My adopted Uncle was talking about how he and my estranged, deceased father and he were flipping pre war junkers in the late 40s. One Chevy sedan had salt damage on the right rear side panel that they used cement to fill. Ugh..
In the early '70's, that was how it was done, there was very little done in the manner we have grown accustomed to.
If you can heat up the panel from the underside and the Bondo should let go easier. Saves having a blazing mess on the outside.
I remember when I was a kid and watched a guy do similar with some chicken wire. What do you suppose I did at 15? Dad caught it and off it came. He had a friend come over and did it properly. “Oh” I thought. “That’s how you’re supposed to do it”. Hopefully things have been different since the “old days” since the info can be found with a few key strokes.
Maybe the bread was Wonder bread. Still, it would make for a crummy repair and eventually that panel will be toast.
The best body shop's, always use the finest ingredients to make the best body filler! You never have to worry, whats under that killer paint job!
...Not trying to defend the guy, but do you know for sure that he was the culprit or did he just flip the car?
I saw this video a while back and at first I thought “WTF is this guy doing?!?” I was amazed after watching the whole thing as how good it looked but I was still saying “WTF” to myself. Imagine getting hit again in that spot and revealing that mess. What would the other driver think. Car is built like a brick shithouse.
Strange thing is, that my Grandfather ran a body shop doing the real deal in the fifties but had to give it up because of wartime injuries. I got a picture of my Dad standing in a shoebox Ford they'd taken the roof off of because it was rolled and were getting ready to put a new one on. He might have been fifteen or so. Fast forward fifteen years and he was doing body repairs with the latest wonder product: Bondo-glass. It was simply faster to do and cars weren't expected to be kept decade after decade then (mid 70's), so smooth and somewhat shiny worked then. Gramps never could understand why I wanted to restore old cars: he said they were only "new" once...

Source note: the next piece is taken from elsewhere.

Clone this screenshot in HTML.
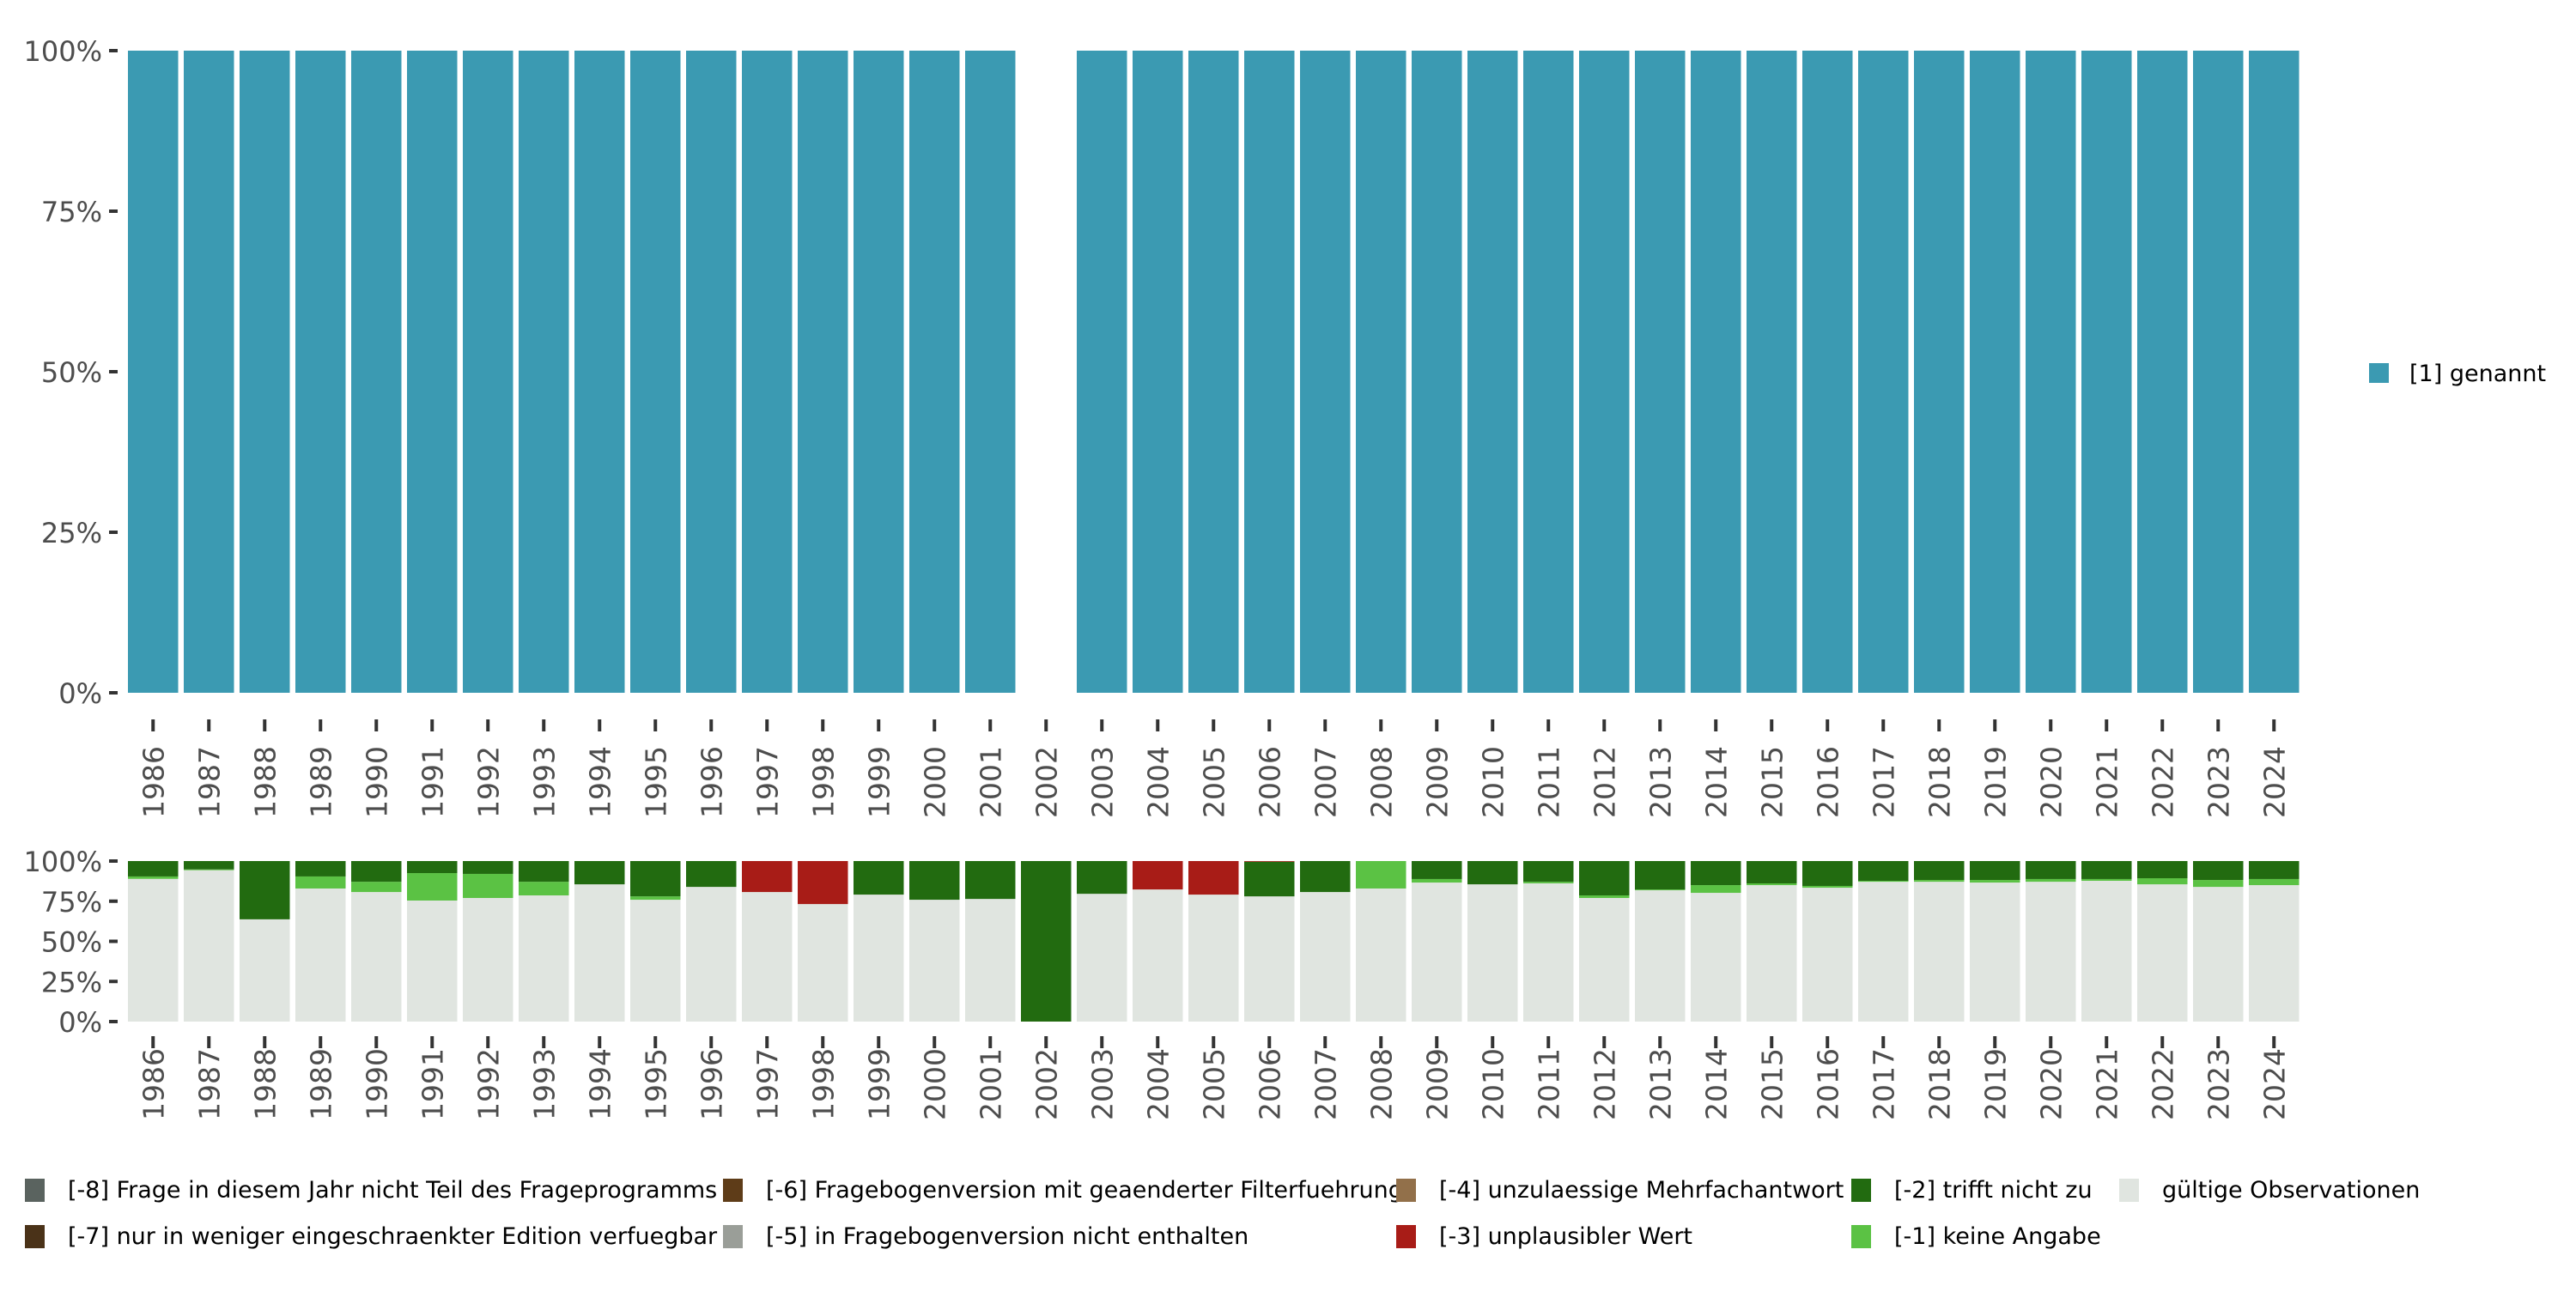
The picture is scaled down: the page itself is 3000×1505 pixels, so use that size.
<!DOCTYPE html>
<html><head><meta charset="utf-8"><style>
body{margin:0;background:#fff}
text{font-family:"DejaVu Sans","Liberation Sans",sans-serif}
</style></head><body>
<svg id="c" width="3000" height="1500" xmlns="http://www.w3.org/2000/svg"></svg>
<script>
const years=[1986,1987,1988,1989,1990,1991,1992,1993,1994,1995,1996,1997,1998,1999,2000,2001,2002,2003,2004,2005,2006,2007,2008,2009,2010,2011,2012,2013,2014,2015,2016,2017,2018,2019,2020,2021,2022,2023,2024];
const topValues=[1,1,1,1,1,1,1,1,1,1,1,1,1,1,1,1,0,1,1,1,1,1,1,1,1,1,1,1,1,1,1,1,1,1,1,1,1,1,1];
const valid=[0.889,0.943,0.637,0.829,0.807,0.754,0.770,0.786,0.855,0.759,0.839,0.807,0.732,0.791,0.759,0.764,0,0.796,0.823,0.791,0.780,0.807,0.829,0.866,0.855,0.861,0.770,0.818,0.802,0.850,0.834,0.871,0.871,0.866,0.871,0.877,0.855,0.839,0.850];
const keineAngabe=[0.015,0.005,0,0.075,0.064,0.171,0.150,0.085,0,0.021,0,0,0,0,0,0,0,0,0,0,0,0,0.171,0.022,0,0.010,0.016,0.005,0.048,0.011,0.011,0.006,0.011,0.016,0.017,0.011,0.038,0.043,0.038];
const unplausibel=[0,0,0,0,0,0,0,0,0,0,0,0.193,0.268,0,0,0,0,0,0.177,0.209,0.004,0,0,0,0,0,0,0,0,0,0,0,0,0,0,0,0,0,0];
const yTicks=[0,0.25,0.5,0.75,1];
const yTickLabels=["0%","25%","50%","75%","100%"];
const legendLabels=["[-8] Frage in diesem Jahr nicht Teil des Frageprogramms","[-7] nur in weniger eingeschraenkter Edition verfuegbar","[-6] Fragebogenversion mit geaenderter Filterfuehrung","[-5] in Fragebogenversion nicht enthalten","[-4] unzulaessige Mehrfachantwort","[-3] unplausibler Wert","[-2] trifft nicht zu","[-1] keine Angabe","gültige Observationen"];
const legendColors=["#5a635f","#4a3218","#5e3c18","#9a9e98","#92704a","#a81c17","#226b10","#5bc244","#e0e5e0"];

const svg=document.getElementById('c');const NS="http://www.w3.org/2000/svg";
function el(t,a,p){const e=document.createElementNS(NS,t);for(const k in a)e.setAttribute(k,a[k]);(p||svg).appendChild(e);return e;}
const x0=149,slot=65,bw=58.5;
function xPos(i){return x0+i*slot;}
function makeY(top,bot){return v=>bot-(bot-top)*v;}
const yT=makeY(59,807), yB=makeY(1003,1190);

function axes(y,bot,tickTop,labY,name){
  const g=el('g',{});
  
  
  yTicks.forEach((t,i)=>{
    el('line',{x1:127,x2:137,y1:y(t),y2:y(t),stroke:'#333','stroke-width':4},g);
    const tx=el('text',{x:119,y:y(t)+12,'text-anchor':'end','font-size':32,fill:'#4d4d4d'},g);
    tx.textContent=yTickLabels[i];
    
    
  });
  years.forEach((yr,i)=>{
    const cx=xPos(i)+bw/2;
    el('line',{x1:cx,x2:cx,y1:tickTop,y2:tickTop+14,stroke:'#333','stroke-width':4},g);
    const tx=el('text',{x:0,y:0,'font-size':33,fill:'#4d4d4d',transform:`translate(${cx+12},${labY}) rotate(-90)`},g);
    tx.textContent=yr;
    
    
  });
}
years.forEach((yr,i)=>{
  if(topValues[i]>0){
    const r=el('rect',{x:xPos(i),y:yT(topValues[i]),width:bw,height:yT(0)-yT(topValues[i]),fill:'#3b9ab2'});
    
    
  }
});
axes(yT,807,838,953,'top');
years.forEach((yr,i)=>{
  const segs=[[valid[i],'#e0e5e0','gueltig'],[keineAngabe[i],'#5bc244','keine-angabe']];
  let acc=0;
  const trifft=1-valid[i]-keineAngabe[i]-unplausibel[i];
  segs.push([trifft,'#226b10','trifft-nicht-zu']);
  segs.push([unplausibel[i],'#a81c17','unplausibel']);
  segs.forEach(s=>{
    if(s[0]<=0){return;}
    const r=el('rect',{x:xPos(i),y:yB(acc+s[0]),width:bw,height:yB(acc)-yB(acc+s[0]),fill:s[1]});
    
    
    acc+=s[0];
  });
});
axes(yB,1190,1207,1305,'bottom');
const tl=el('g',{});


el('rect',{x:2759,y:423,width:23,height:23,fill:'#3b9ab2'},tl);
el('text',{x:2806,y:444,'font-size':27,fill:'#000'},tl).textContent='[1] genannt';
const lx=[29,29,842,842,1626,1626,2156,2156,2468], ly=[1385,1439,1385,1439,1385,1439,1385,1439,1385];
legendLabels.forEach((l,i)=>{
  const g=el('g',{});
  
  
  el('rect',{x:lx[i],y:ly[i]-12,width:23,height:27,fill:legendColors[i]},g);
  el('text',{x:lx[i]+50,y:ly[i]+10,'font-size':27,fill:'#000'},g).textContent=l;
});
</script>
</body></html>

I’ve seen the following items used as a backer for bondo: Duct tape Chicken wire Pantyhose Rags Expanding foam Cheerios box Toque Aluminum siding Beer cans Rubber gloves but the real talent shows when you make a hot patch. That’s when you mix the bondo with lots of hardner so it gets really hot when it kicks off. Then you spread the bondo on wax paper and just before it starts to harden you slap it over the rust hole. The heat melts the wax and the wax paper slides right off. saw a guy make rocker panels for a full sized van with hot patches.